Facebook rolling out public conversations, or hashtags, to masses
By Jay Keller
Facebook on Tuesday quietly released the debut of hashtags, or clickable topics and phases that begin with the number sign (#), in what the company calls part of an ongoing effort to bring public conversations to the forefront through a new series of features.
The social networking site says the first step is the roll out of hashtags in a greater effort to better surface some discussions people are having about public events, people, and topics.
“Hashtags are just the first step … ,” Facebook said in a note to users on Tuesday. “We’ll continue to roll out more features in the coming weeks and months, including trending hashtags and deeper insights, that help people discover more of the world’s conversations.”
Marketers have been eager for Facebook to bring a “Tweepish” feel to the social network, especially since ,in most cases, the Facebook audience represents a new customer base that might not exist already on Instagram, Twitter, Tumblr, or Pinterest.
Face it: some people just don’t tweet or pin independently of Facebook.
From a business development perspective, however, this could just be that “thing” everyone has sought that sparks a greater ability to monetize the social network outside of Facebook Ads, a product that’s also getting a makeover as well.

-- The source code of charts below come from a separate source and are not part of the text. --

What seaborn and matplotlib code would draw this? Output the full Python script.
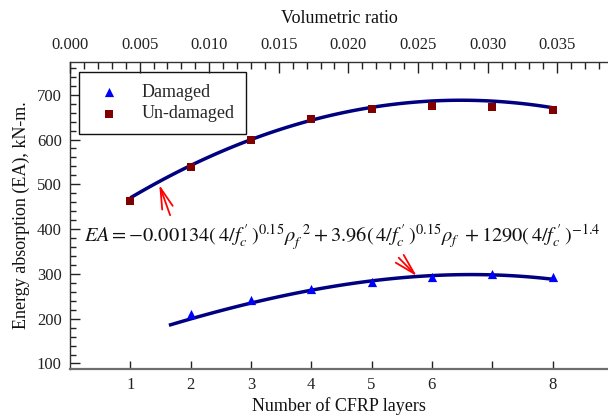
import matplotlib
matplotlib.use('Agg')
import matplotlib.pyplot as plt
import seaborn as sns
from matplotlib.ticker import MultipleLocator, FormatStrFormatter

# ---- data ----
layers = [1, 2, 3, 4, 5, 6, 7, 8]
undamaged_ea = [463, 539, 600, 645, 668, 675, 672, 666]
damaged_layers = [2, 3, 4, 5, 6, 7, 8]
damaged_ea = [211, 242, 267, 282, 293, 299, 292]

# fitted curves
fit_undamaged_x = [1, 1.5, 2, 2.5, 3, 3.5, 4, 4.5, 5, 5.5, 6, 6.5, 7, 7.5, 8]
fit_undamaged_y = [470, 507, 542, 573, 600, 623, 643, 659, 672, 680, 686, 688, 686, 680, 671]
fit_damaged_x = [1.64, 2, 2.5, 3, 3.5, 4, 4.5, 5, 5.5, 6, 6.5, 7, 7.5, 8]
fit_damaged_y = [184, 200, 219, 236, 250, 263, 274, 284, 291, 296, 299, 299, 295, 287]

x_tick_labels = ['1', '2', '3', '4', '5', '6', '', '8']
series_names = ['Damaged', 'Un-damaged']

sns.set_style('ticks')
plt.rcParams['font.family'] = ['Liberation Serif', 'DejaVu Serif']
plt.rcParams['mathtext.fontset'] = 'stix'

fig = plt.figure(figsize=(6.08, 4.18), dpi=100)
ax = fig.add_axes([70 / 608, (418 - 369) / 418, 538 / 608, (369 - 61.7) / 418])

line_col = '#000080'
for fx, fy in [(fit_undamaged_x, fit_undamaged_y), (fit_damaged_x, fit_damaged_y)]:
    sns.regplot(x=fx, y=fy, ax=ax, order=3, ci=None, scatter=False, truncate=True,
                line_kws=dict(color=line_col, lw=2.5, zorder=2, solid_capstyle='butt'))
sns.scatterplot(x=damaged_layers, y=damaged_ea, ax=ax, marker='^', s=44,
                color='#0000FF', linewidth=0, label=series_names[0], zorder=3)
sns.scatterplot(x=layers, y=undamaged_ea, ax=ax, marker='s', s=32,
                color='#800000', linewidth=0, label=series_names[1], zorder=3)

ax.set_xlim(0, 8.92)
ax.set_ylim(87.7, 773.7)
ax.set_xticks(layers)
ax.set_xticklabels(x_tick_labels)
ax.yaxis.set_major_locator(MultipleLocator(100))
ax.yaxis.set_minor_locator(MultipleLocator(20))

ax.tick_params(axis='x', which='major', direction='in', length=6, width=1,
               top=False, labelsize=12, pad=6, colors='#222222')
ax.tick_params(axis='y', which='major', direction='in', length=7, width=1,
               right=False, labelsize=12, pad=6, colors='#222222')
ax.tick_params(axis='y', which='minor', direction='in', length=4, width=1,
               right=False, colors='#222222')

ax.set_xlabel('Number of CFRP layers', fontsize=13, labelpad=3, color='#111111')
ax.set_ylabel('Energy absorption (EA), kN-m.', fontsize=13, labelpad=5, color='#111111')

ax.spines['right'].set_visible(False)
ax.spines['top'].set_visible(False)
ax.spines['bottom'].set_color('#6e6e6e')
ax.spines['bottom'].set_linewidth(1.6)
ax.spines['left'].set_color('#333333')
ax.spines['left'].set_linewidth(1.0)

ax2 = ax.twiny()
ax2.set_xlim(0, 0.03865)
ax2.xaxis.set_major_locator(MultipleLocator(0.005))
ax2.xaxis.set_minor_locator(MultipleLocator(0.001))
ax2.xaxis.set_major_formatter(FormatStrFormatter('%.3f'))
ax2.tick_params(axis='x', which='major', direction='in', length=8, width=1,
                labelsize=12, pad=6, colors='#222222')
ax2.tick_params(axis='x', which='minor', direction='in', length=5, width=1,
                colors='#222222')
ax2.set_xlabel('Volumetric ratio', fontsize=13, labelpad=10, color='#111111')
for s in ['left', 'right', 'bottom']:
    ax2.spines[s].set_visible(False)
ax2.spines['top'].set_color('#333333')
ax2.spines['top'].set_linewidth(1.0)

leg = ax.legend(loc='upper left', bbox_to_anchor=(9 / 538, (369 - 72) / 307.3),
                borderaxespad=0, fontsize=13, frameon=True, fancybox=False,
                edgecolor='#111111', framealpha=1, borderpad=0.65,
                handlelength=2.0, handletextpad=0.8, labelspacing=0.25,
                scatterpoints=1)
leg.get_frame().set_linewidth(1.0)

formula = (r'$EA=-0.00134(\,4/f_c^{\,\prime}\,)^{0.15}\rho_f^{\ \ 2}'
           r'+3.96(\,4/f_c^{\,\prime}\,)^{0.15}\rho_f\ +1290(\,4/f_c^{\,\prime}\,)^{-1.4}$')
ax.text(0.23, 382, formula, fontsize=14.7, ha='left', va='center', color='#111111',
        zorder=5)

arrow_kw = dict(arrowstyle='->,head_length=1.5,head_width=0.4', color='red', lw=1.3,
                shrinkA=0, shrinkB=0)
ax.annotate('', xy=(1.48, 499), xytext=(1.66, 431), arrowprops=arrow_kw)
ax.annotate('', xy=(5.75, 295), xytext=(5.45, 336), arrowprops=arrow_kw)

fig.savefig('out.png', dpi=100)
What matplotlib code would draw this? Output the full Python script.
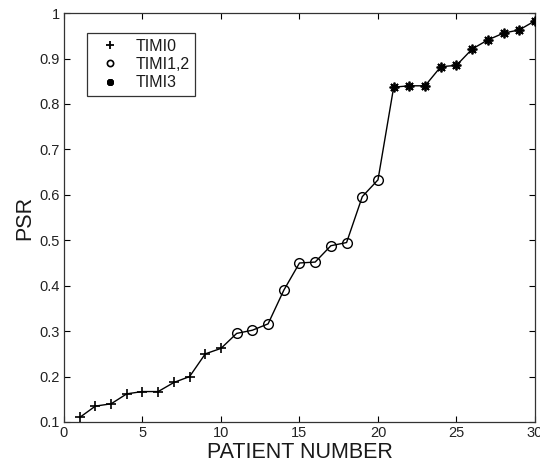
import matplotlib
matplotlib.use("Agg")
import matplotlib.pyplot as plt
from matplotlib.lines import Line2D

plt.rcParams['font.family'] = ['Liberation Sans', 'DejaVu Sans']

patient = list(range(1, 31))
psr = [0.110, 0.135, 0.140, 0.162, 0.167, 0.167, 0.187, 0.200, 0.250, 0.262,
       0.295, 0.302, 0.316, 0.390, 0.450, 0.452, 0.488, 0.495, 0.596, 0.633,
       0.837, 0.840, 0.840, 0.882, 0.885, 0.921, 0.941, 0.956, 0.963, 0.983]
group = ['TIMI0'] * 10 + ['TIMI1,2'] * 10 + ['TIMI3'] * 10
group_names = ['TIMI0', 'TIMI1,2', 'TIMI3']
group_markers = {'TIMI0': '+', 'TIMI1,2': 'o', 'TIMI3': (8, 2, 0)}

fig = plt.figure(figsize=(5.4, 4.68), dpi=100)
ax = fig.add_axes([0.1185, 0.0983, 0.8722, 0.8737])

ax.plot(patient, psr, color='black', linewidth=1.0, zorder=2)
handles = []
for g in group_names:
    xs = [p for p, gg in zip(patient, group) if gg == g]
    ys = [v for v, gg in zip(psr, group) if gg == g]
    m = group_markers[g]
    if m == 'o':
        ax.plot(xs, ys, linestyle='none', marker='o', markersize=7,
                markerfacecolor='none', markeredgecolor='black', markeredgewidth=1.0, zorder=3)
        handles.append(Line2D([], [], linestyle='none', marker='o', markersize=4.5,
                              markerfacecolor='none', markeredgecolor='black', markeredgewidth=1.2))
    elif m == '+':
        ax.plot(xs, ys, linestyle='none', marker='+', markersize=7,
                color='black', markeredgewidth=1.2, zorder=3)
        handles.append(Line2D([], [], linestyle='none', marker='+', markersize=5.5,
                              color='black', markeredgewidth=1.3))
    else:
        ax.plot(xs, ys, linestyle='none', marker=m, markersize=7,
                color='black', markeredgewidth=1.3, zorder=3)
        handles.append(Line2D([], [], linestyle='none', marker=m, markersize=5,
                              color='black', markeredgewidth=1.6))

ax.set_xlim(0, 30)
ax.set_ylim(0.1, 1.0)
ax.set_xticks([0, 5, 10, 15, 20, 25, 30])
ax.set_yticks([0.1, 0.2, 0.3, 0.4, 0.5, 0.6, 0.7, 0.8, 0.9, 1.0])
ax.set_yticklabels(['0.1', '0.2', '0.3', '0.4', '0.5', '0.6', '0.7', '0.8', '0.9', '1'])
ax.tick_params(direction='in', top=True, right=True, labelsize=10.5, length=4, width=0.8,
               pad=3, labelcolor='#222222')
for s in ax.spines.values():
    s.set_linewidth(0.9)
    s.set_color('#333333')

ax.set_xlabel('PATIENT NUMBER', fontsize=15.5, labelpad=1, color='#1a1a1a')
ax.set_ylabel('PSR', fontsize=15.5, labelpad=3, color='#1a1a1a')

leg = ax.legend(handles, group_names, loc='upper left', bbox_to_anchor=(0.0488, 0.951),
                borderaxespad=0, fontsize=11.5, frameon=True, fancybox=False, edgecolor='black',
                handletextpad=0.5, borderpad=0.35, labelspacing=0.2, handlelength=2.2)
leg.get_frame().set_linewidth(0.9)
for t in leg.get_texts():
    t.set_color('#1a1a1a')

fig.savefig('out.png', dpi=100)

In fact, CEO Mark Zuckerberg’s company wants this very much as evidenced by a June 12 statement published on Facebook Studio describing ways marketers can instantly amplify current hashtag advertising campaigns through other channels by including them in Facebook advertising.
The statement offers what “marketers need to know” while making the point that every day on Facebook, more than 4.75 billion pieces of content are shared in conversations are about brands, products, public figures and local businesses.
Hashtags allow Facebook users to add context to a post, or indicate that it is part of a larger discussion, allowing “friends” to click on that hashtag to view a feed of what other people and Pages are saying about that event or topic.
In Facebook’s note to users, the social network touts the benefits to the user without the sales pitch on ROI.
Users they now can search Facebook for a specific hashtag, like #NBAFinals, from the search bar or click on hashtags that originate on other services, such as Instagram, for example.
Users are also able to compose posts directly from the hashtag feed and search results as well.
So, will the leap to theoretically make the social media giant more conversational be a move that benefits the Facebook user?
The answer to that, according to industry analysts and insiders, is that it “all depends on the user.”
Regardless, the move to hashtags will, over time, likely improve how Facebook measures trending topics while offering other insights that open the doors for companies looking to meet specific business objectives.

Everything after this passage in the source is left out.